FRCH has also received inquiries about which entity is responsible for investigating and resolving alleged errors. Regulation E requires financial institutions that provide electronic fund services to investigate whether an error occurred, report the results to the consumer, and correct any error within established time frames.12 Consequently, banks that offer and service payroll cards are responsible for investigating and resolving any errors alleged by payroll card holders.

Other consumers complained that banks were either unwilling to cash payroll checks unless the consumer had an account with the institution or that banks charged a fee for cashing noncustomer payroll checks. Payroll card holders are not required to maintain a deposit account to access their compensation. Some states have restrictions on the levels and types of fees that may be imposed to access wages,13 which should also be reviewed by compliance staff.


As the functionality of payroll cards continues to increase, the number of consumer protection regulations with which financial institutions must comply increases, too.
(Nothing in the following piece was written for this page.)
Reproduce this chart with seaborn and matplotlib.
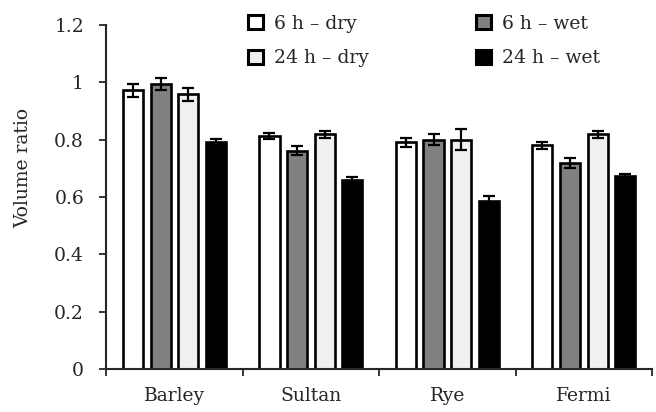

Banks should conduct appropriate reviews of federal and state laws, including those related to customer identification, state employee compensation restrictions, and federal consumer financial protection laws, before implementing a payroll card product. Compliance professionals should also monitor the evolving marketplace and regulatory environment to ensure payroll cards' continued compliance. Specific issues and questions should be raised with the consumer compliance contact at your Reserve Bank or with your primary regulator.